#### Given instruction
State the number of lines, and only that number, in which the word "matplotlib" appears.
----------------------------------------
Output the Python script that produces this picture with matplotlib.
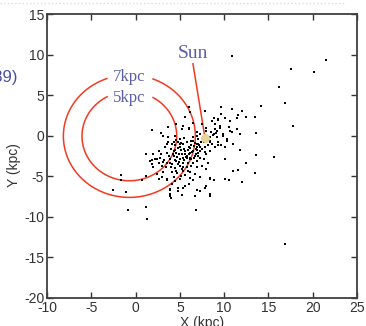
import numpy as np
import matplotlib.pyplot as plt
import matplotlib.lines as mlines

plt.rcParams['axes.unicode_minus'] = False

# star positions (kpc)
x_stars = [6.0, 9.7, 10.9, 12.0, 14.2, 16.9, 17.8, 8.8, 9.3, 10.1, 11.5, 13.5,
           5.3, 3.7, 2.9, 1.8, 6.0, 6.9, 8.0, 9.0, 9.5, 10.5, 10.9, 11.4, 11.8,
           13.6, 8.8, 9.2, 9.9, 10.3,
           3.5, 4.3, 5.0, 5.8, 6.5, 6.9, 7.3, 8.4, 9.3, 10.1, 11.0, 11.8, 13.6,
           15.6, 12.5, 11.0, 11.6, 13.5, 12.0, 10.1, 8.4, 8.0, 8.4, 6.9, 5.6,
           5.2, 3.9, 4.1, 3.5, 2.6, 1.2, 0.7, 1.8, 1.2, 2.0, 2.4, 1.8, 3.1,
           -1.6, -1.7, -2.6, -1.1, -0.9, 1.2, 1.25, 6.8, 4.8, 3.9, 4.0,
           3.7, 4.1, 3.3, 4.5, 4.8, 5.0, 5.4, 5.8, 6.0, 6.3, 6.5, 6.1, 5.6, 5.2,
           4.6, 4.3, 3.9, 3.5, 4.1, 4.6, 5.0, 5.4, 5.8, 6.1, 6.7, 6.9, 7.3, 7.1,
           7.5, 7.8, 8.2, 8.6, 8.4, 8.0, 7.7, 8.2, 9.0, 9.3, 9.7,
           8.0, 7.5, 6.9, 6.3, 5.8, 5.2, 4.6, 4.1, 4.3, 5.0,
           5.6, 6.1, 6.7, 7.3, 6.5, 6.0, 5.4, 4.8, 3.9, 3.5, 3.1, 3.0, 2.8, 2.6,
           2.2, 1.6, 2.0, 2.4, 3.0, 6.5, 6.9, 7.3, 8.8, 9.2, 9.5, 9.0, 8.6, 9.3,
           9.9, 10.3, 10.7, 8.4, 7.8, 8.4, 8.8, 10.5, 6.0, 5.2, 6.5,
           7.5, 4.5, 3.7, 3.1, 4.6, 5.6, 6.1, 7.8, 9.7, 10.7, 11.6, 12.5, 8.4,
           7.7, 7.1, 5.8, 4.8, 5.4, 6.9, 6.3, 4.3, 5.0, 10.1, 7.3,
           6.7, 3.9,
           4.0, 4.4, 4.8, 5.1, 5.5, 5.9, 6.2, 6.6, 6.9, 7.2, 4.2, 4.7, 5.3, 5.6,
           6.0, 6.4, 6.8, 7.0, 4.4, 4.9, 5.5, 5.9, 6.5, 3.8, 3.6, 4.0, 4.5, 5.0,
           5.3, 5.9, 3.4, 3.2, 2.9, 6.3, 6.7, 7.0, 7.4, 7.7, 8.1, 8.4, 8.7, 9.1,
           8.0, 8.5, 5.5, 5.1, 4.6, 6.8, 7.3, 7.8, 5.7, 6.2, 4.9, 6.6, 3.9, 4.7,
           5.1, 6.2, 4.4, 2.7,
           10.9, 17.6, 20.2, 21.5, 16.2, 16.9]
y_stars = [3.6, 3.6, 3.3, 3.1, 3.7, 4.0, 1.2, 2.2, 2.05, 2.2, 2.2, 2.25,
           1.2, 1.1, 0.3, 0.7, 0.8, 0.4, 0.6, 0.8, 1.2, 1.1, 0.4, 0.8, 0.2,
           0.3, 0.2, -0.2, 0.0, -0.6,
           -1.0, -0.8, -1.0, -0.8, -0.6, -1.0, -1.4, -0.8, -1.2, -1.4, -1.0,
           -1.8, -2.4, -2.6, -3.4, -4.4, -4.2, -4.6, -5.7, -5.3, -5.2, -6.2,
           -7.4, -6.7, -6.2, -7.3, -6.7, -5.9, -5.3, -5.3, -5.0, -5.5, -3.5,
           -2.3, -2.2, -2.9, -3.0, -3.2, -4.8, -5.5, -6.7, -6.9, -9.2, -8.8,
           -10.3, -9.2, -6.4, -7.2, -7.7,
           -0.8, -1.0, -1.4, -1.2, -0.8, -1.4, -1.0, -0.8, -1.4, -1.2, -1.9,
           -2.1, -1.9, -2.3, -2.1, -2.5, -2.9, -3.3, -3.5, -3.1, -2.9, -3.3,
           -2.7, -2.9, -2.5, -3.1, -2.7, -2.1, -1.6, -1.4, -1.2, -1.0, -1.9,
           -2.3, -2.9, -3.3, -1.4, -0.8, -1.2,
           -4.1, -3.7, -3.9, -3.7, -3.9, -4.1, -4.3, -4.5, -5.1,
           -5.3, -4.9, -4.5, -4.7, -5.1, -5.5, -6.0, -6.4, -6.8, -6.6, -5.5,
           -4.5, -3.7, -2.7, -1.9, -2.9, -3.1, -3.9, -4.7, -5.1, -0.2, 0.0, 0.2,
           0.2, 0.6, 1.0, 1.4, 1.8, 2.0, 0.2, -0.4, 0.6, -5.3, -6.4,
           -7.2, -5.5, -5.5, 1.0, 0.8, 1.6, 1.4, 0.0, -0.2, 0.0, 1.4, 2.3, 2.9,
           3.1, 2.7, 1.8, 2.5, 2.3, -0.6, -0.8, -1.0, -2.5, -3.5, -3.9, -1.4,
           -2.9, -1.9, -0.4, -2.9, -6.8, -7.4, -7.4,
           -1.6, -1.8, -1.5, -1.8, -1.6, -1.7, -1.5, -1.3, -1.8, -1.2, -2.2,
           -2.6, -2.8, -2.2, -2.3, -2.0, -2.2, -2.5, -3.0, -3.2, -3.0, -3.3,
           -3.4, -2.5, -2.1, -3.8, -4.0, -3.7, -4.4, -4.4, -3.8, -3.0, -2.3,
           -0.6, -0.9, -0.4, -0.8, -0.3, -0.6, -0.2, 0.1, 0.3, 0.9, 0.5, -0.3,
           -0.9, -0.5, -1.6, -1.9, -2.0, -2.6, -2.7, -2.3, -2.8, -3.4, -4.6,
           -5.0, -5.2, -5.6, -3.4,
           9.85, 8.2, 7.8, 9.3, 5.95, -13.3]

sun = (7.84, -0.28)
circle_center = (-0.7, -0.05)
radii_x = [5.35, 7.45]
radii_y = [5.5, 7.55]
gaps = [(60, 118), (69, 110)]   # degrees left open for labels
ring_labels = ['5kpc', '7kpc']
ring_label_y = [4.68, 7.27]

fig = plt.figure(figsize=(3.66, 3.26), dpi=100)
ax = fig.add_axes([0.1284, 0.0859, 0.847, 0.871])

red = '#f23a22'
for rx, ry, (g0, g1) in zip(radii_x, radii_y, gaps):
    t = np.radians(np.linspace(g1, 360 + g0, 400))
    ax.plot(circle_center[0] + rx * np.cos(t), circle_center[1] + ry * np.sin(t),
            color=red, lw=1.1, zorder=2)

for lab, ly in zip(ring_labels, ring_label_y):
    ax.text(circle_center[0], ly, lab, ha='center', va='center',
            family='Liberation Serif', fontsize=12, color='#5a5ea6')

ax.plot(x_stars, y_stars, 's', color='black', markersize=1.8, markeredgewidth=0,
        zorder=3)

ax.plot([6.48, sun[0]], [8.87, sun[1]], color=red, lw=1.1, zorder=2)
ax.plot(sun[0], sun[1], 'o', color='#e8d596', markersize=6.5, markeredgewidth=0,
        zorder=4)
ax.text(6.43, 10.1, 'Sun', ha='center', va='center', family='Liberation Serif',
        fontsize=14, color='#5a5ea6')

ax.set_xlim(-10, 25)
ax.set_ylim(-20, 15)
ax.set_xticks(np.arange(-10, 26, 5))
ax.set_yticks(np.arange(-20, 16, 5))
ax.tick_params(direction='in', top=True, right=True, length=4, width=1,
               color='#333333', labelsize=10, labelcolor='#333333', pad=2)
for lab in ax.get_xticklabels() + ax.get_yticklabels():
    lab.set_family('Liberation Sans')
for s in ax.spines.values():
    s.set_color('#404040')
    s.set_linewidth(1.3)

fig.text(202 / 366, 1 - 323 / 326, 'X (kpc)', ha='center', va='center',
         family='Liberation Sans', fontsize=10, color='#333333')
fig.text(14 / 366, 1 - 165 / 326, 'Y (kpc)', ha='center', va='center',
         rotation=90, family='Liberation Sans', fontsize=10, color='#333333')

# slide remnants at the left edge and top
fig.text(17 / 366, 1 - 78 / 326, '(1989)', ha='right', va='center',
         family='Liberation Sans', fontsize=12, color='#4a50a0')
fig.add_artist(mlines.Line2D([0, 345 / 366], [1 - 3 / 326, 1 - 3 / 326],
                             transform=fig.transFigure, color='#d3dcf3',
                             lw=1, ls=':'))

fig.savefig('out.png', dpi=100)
----------------------------------------
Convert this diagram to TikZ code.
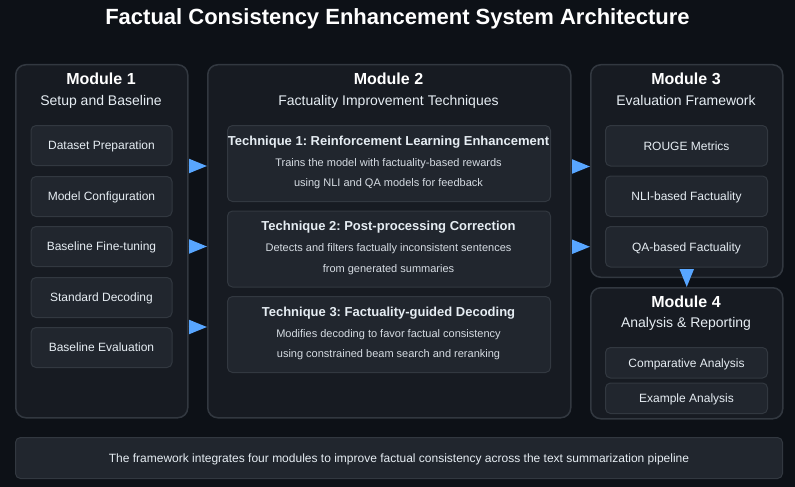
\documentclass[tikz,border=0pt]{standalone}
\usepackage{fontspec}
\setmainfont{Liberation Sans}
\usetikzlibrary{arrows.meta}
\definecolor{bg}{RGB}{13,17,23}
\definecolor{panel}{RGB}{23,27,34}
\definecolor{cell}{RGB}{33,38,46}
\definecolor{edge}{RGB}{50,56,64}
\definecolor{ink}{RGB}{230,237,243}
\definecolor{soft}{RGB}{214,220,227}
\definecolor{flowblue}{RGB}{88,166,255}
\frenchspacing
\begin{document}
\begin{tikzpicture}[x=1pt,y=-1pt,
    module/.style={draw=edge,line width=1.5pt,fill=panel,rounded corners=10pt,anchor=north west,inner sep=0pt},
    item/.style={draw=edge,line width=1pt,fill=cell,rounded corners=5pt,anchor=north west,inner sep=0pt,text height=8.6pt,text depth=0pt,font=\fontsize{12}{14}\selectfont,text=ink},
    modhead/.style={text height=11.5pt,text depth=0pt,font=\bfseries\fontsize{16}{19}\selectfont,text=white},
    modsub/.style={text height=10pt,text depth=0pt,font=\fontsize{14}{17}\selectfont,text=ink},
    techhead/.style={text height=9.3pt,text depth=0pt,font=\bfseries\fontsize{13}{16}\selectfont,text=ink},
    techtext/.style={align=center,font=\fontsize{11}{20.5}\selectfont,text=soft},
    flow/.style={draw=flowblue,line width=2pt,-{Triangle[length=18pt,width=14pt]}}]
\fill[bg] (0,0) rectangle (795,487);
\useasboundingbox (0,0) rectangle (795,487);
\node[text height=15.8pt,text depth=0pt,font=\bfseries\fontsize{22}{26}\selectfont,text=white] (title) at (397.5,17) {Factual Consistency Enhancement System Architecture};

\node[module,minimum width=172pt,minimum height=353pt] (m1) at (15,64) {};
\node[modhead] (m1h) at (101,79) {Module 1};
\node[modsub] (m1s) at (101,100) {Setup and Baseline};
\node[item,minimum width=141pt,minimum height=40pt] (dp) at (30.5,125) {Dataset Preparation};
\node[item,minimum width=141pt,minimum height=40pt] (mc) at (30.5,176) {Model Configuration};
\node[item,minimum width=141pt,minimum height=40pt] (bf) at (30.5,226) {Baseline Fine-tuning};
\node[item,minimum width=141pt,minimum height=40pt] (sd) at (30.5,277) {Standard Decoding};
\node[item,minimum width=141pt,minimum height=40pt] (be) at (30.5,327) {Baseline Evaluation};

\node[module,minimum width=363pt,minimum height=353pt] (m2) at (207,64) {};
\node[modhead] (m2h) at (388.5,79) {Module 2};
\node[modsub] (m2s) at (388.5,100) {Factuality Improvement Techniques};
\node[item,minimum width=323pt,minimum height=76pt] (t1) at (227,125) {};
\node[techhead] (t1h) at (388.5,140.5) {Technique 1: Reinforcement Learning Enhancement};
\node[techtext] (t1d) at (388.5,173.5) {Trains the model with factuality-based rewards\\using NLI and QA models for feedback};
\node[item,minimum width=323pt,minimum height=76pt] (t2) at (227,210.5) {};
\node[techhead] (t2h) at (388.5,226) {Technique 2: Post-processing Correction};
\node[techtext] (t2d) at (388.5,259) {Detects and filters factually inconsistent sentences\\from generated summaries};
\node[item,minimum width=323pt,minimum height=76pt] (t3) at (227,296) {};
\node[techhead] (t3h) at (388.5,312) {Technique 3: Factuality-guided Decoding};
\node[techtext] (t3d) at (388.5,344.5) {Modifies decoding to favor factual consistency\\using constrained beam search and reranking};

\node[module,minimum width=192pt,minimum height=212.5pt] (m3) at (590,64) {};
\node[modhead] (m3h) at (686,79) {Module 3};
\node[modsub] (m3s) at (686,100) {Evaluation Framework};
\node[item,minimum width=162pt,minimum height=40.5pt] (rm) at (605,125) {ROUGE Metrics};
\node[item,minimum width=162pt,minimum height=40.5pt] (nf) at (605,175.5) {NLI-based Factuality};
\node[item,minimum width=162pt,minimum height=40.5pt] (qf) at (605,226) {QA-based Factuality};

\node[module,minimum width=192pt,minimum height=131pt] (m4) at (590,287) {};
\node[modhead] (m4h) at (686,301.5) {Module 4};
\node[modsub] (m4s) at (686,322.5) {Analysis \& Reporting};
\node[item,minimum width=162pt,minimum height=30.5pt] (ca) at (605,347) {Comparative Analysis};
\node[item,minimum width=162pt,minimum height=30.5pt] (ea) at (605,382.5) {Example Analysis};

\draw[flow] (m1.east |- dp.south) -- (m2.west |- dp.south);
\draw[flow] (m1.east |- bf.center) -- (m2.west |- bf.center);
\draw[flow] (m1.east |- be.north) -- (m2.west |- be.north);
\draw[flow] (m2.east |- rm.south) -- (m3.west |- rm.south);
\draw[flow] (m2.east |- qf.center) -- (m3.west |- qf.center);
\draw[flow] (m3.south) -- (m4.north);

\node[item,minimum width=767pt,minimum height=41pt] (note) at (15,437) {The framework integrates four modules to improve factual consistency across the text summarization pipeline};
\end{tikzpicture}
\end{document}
----------------------------------------
#### Result
3